▸ Task objective:
Restate the listing that follows word for word, without its pictures.

▸ Data shown:
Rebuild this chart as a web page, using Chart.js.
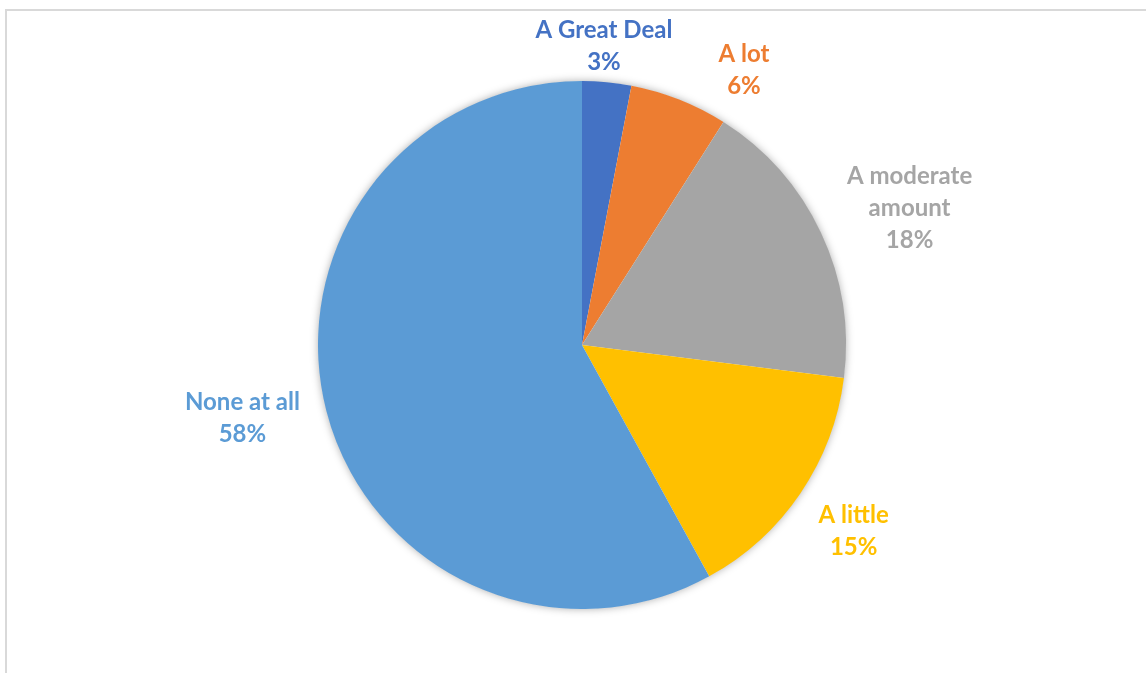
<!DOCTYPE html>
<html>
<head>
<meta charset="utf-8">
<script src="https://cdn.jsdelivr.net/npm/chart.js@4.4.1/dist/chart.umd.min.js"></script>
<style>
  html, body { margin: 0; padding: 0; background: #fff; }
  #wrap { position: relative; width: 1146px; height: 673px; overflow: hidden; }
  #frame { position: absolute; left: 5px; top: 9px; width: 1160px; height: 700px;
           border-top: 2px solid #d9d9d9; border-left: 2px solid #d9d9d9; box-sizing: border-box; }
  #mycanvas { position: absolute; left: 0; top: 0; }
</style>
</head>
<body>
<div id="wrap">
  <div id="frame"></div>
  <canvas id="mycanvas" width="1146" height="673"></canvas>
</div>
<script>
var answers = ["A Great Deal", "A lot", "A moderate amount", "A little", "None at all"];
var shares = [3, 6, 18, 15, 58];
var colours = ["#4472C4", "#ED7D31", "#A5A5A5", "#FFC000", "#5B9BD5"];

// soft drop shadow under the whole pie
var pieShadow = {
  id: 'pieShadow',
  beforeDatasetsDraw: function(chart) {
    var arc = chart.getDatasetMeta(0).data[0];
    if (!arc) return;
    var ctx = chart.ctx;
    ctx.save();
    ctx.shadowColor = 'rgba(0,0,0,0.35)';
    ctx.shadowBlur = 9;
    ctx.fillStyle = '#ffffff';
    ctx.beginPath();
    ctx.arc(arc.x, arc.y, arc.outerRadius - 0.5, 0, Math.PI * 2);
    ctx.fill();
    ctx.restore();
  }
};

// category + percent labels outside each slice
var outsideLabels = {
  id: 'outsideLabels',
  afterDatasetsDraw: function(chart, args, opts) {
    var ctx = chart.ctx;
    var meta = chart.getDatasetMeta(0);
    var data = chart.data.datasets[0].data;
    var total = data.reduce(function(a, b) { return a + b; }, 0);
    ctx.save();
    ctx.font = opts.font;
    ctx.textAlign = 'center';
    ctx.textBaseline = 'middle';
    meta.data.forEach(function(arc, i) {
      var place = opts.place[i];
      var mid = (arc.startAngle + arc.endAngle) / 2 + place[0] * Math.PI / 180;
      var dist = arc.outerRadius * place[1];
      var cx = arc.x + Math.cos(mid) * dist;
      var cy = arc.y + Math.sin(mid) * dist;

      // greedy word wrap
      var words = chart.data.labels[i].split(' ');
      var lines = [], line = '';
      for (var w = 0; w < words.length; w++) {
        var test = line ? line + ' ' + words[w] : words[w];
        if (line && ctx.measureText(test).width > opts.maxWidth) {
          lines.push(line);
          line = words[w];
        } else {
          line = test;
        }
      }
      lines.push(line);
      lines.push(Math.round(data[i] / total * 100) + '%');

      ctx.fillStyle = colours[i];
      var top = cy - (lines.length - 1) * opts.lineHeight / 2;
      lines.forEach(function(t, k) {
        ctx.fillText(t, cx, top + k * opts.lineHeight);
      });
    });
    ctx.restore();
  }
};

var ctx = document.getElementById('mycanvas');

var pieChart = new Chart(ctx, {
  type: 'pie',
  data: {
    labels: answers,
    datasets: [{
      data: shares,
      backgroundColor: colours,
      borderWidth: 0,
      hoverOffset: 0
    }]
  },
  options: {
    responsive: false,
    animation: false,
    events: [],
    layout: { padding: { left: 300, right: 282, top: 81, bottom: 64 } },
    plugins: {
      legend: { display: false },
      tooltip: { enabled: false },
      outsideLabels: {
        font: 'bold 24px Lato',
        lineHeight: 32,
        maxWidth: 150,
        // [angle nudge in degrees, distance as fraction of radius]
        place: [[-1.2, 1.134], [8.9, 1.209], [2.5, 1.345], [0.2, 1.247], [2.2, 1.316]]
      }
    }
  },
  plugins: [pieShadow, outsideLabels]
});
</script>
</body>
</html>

▸ Task answer:
Rebuild this chart as a web page, using Chart.js.
<!DOCTYPE html>
<html>
<head>
<meta charset="utf-8">
<script src="https://cdn.jsdelivr.net/npm/chart.js@4.4.1/dist/chart.umd.min.js"></script>
<style>
  html, body { margin: 0; padding: 0; background: #fff; }
  #wrap { position: relative; width: 1146px; height: 673px; overflow: hidden; }
  #frame { position: absolute; left: 5px; top: 9px; width: 1160px; height: 700px;
           border-top: 2px solid #d9d9d9; border-left: 2px solid #d9d9d9; box-sizing: border-box; }
  #mycanvas { position: absolute; left: 0; top: 0; }
</style>
</head>
<body>
<div id="wrap">
  <div id="frame"></div>
  <canvas id="mycanvas" width="1146" height="673"></canvas>
</div>
<script>
var answers = ["A Great Deal", "A lot", "A moderate amount", "A little", "None at all"];
var shares = [3, 6, 18, 15, 58];
var colours = ["#4472C4", "#ED7D31", "#A5A5A5", "#FFC000", "#5B9BD5"];

// soft drop shadow under the whole pie
var pieShadow = {
  id: 'pieShadow',
  beforeDatasetsDraw: function(chart) {
    var arc = chart.getDatasetMeta(0).data[0];
    if (!arc) return;
    var ctx = chart.ctx;
    ctx.save();
    ctx.shadowColor = 'rgba(0,0,0,0.35)';
    ctx.shadowBlur = 9;
    ctx.fillStyle = '#ffffff';
    ctx.beginPath();
    ctx.arc(arc.x, arc.y, arc.outerRadius - 0.5, 0, Math.PI * 2);
    ctx.fill();
    ctx.restore();
  }
};

// category + percent labels outside each slice
var outsideLabels = {
  id: 'outsideLabels',
  afterDatasetsDraw: function(chart, args, opts) {
    var ctx = chart.ctx;
    var meta = chart.getDatasetMeta(0);
    var data = chart.data.datasets[0].data;
    var total = data.reduce(function(a, b) { return a + b; }, 0);
    ctx.save();
    ctx.font = opts.font;
    ctx.textAlign = 'center';
    ctx.textBaseline = 'middle';
    meta.data.forEach(function(arc, i) {
      var place = opts.place[i];
      var mid = (arc.startAngle + arc.endAngle) / 2 + place[0] * Math.PI / 180;
      var dist = arc.outerRadius * place[1];
      var cx = arc.x + Math.cos(mid) * dist;
      var cy = arc.y + Math.sin(mid) * dist;

      // greedy word wrap
      var words = chart.data.labels[i].split(' ');
      var lines = [], line = '';
      for (var w = 0; w < words.length; w++) {
        var test = line ? line + ' ' + words[w] : words[w];
        if (line && ctx.measureText(test).width > opts.maxWidth) {
          lines.push(line);
          line = words[w];
        } else {
          line = test;
        }
      }
      lines.push(line);
      lines.push(Math.round(data[i] / total * 100) + '%');

      ctx.fillStyle = colours[i];
      var top = cy - (lines.length - 1) * opts.lineHeight / 2;
      lines.forEach(function(t, k) {
        ctx.fillText(t, cx, top + k * opts.lineHeight);
      });
    });
    ctx.restore();
  }
};

var ctx = document.getElementById('mycanvas');

var pieChart = new Chart(ctx, {
  type: 'pie',
  data: {
    labels: answers,
    datasets: [{
      data: shares,
      backgroundColor: colours,
      borderWidth: 0,
      hoverOffset: 0
    }]
  },
  options: {
    responsive: false,
    animation: false,
    events: [],
    layout: { padding: { left: 300, right: 282, top: 81, bottom: 64 } },
    plugins: {
      legend: { display: false },
      tooltip: { enabled: false },
      outsideLabels: {
        font: 'bold 24px Lato',
        lineHeight: 32,
        maxWidth: 150,
        // [angle nudge in degrees, distance as fraction of radius]
        place: [[-1.2, 1.134], [8.9, 1.209], [2.5, 1.345], [0.2, 1.247], [2.2, 1.316]]
      }
    }
  },
  plugins: [pieShadow, outsideLabels]
});
</script>
</body>
</html>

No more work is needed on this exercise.